Every once in a while, the airline manages to open a few seats on its flights and then alerts the passengers in line at its counters. That’s why those who have not managed to board a Santa Bárbara flight or buy a ticket on another airline have had to stay at the terminal. The private airline has been in business since 1995 and is headquartered in Caracas.

Flying to and from Venezuela was already difficult because of the country’s economic crisis and currency controls. Several airlines have already stopped flying there and Delta flew its last Caracas-Atlanta flight on Sept. 16. Venezuelans also find it increasingly difficult to find the U.S. dollars needed to buy tickets for the few airlines still flying there.

Aside from the hardships of being stranded at the airport and waiting for flights out, many of the Venezuelans have another concern: their immigration status.

Juliani Massedo is desperate because her 90-day U.S. tourist visa expires Thursday. “I’ve been coming here since before Irma, two weeks earlier, and there were no flights. All were full and I was told to wait,” she said.
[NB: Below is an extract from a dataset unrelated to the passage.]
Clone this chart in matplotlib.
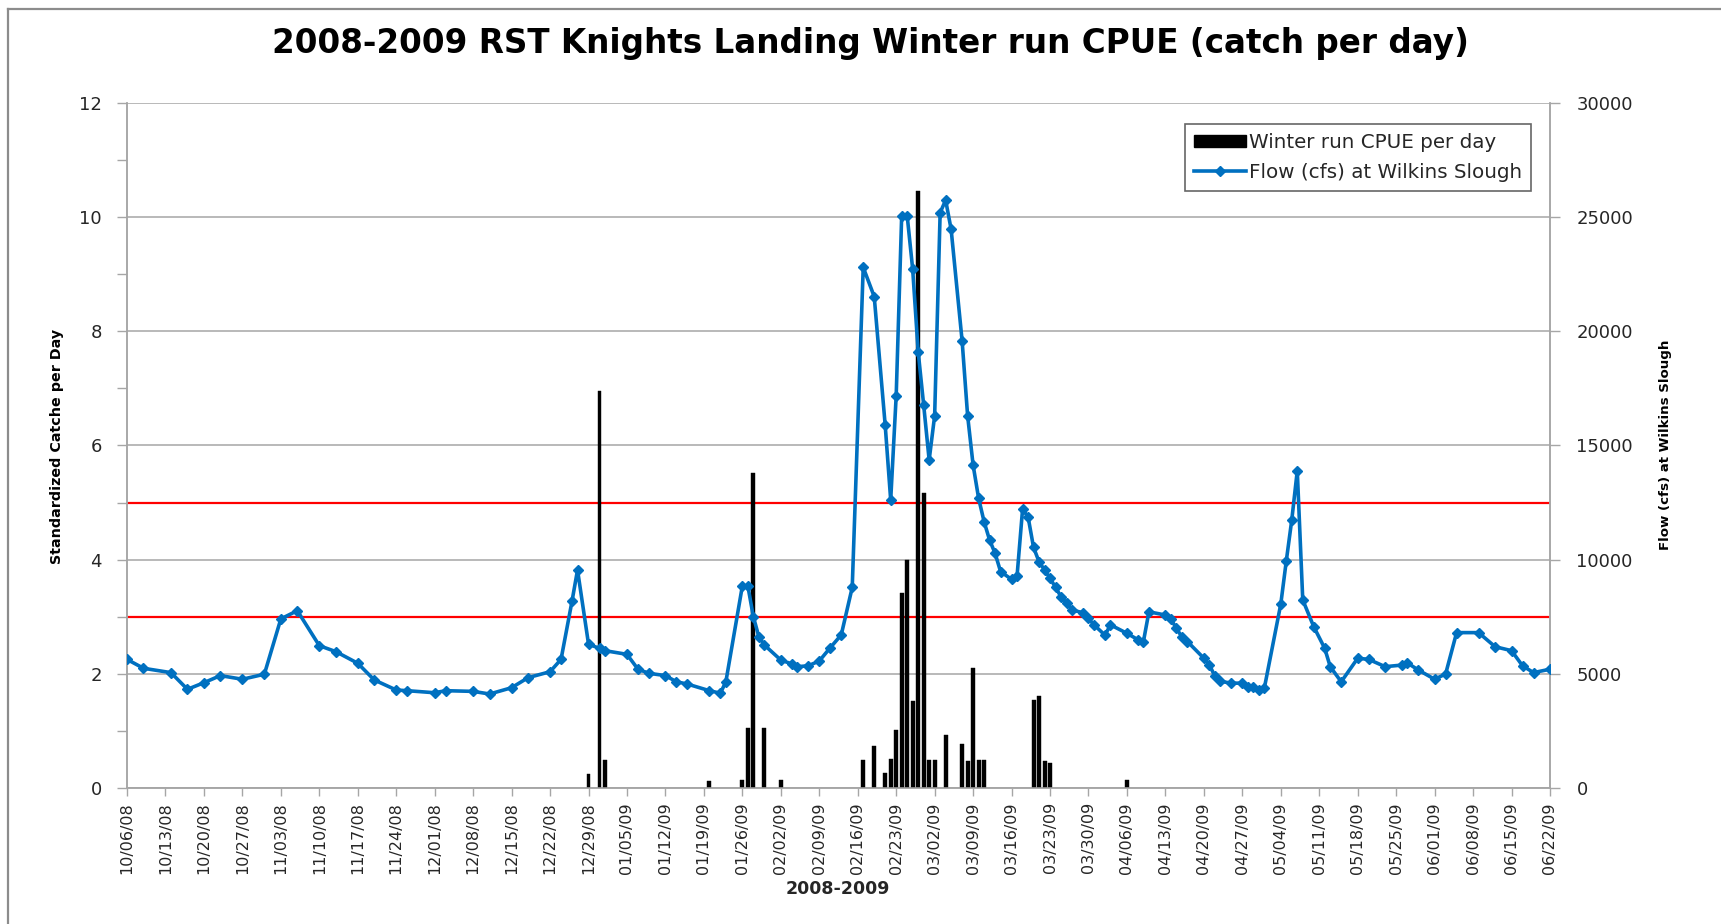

“What can I do? If I can’t return to the United States, it’s their fault,” Massedo said as two others nearby jumped in to complain that they faced the same problem, with visas expiring on the 22nd and 27th.

Manuel Arévalo said Santa Bárbara officials have ignored their concern. “They laugh in your face. They make fun of you, turn around and ignore you,” he said.

De Terán said one airline supervisor told her that people traveling abroad “should have enough money for a contingency plan, and that if we did not have money, we should go to a shelter.”

Other stranded Venezuelans said airline employees suggested that they move to the Miami homes of friends or relatives “because many Venezuelans live in Miami.”

The stranded passengers added that another airline employee rudely told them that he had no new information for them and signaled to them to move away from him. “As if we were dogs,” said Beniamina Di Marino.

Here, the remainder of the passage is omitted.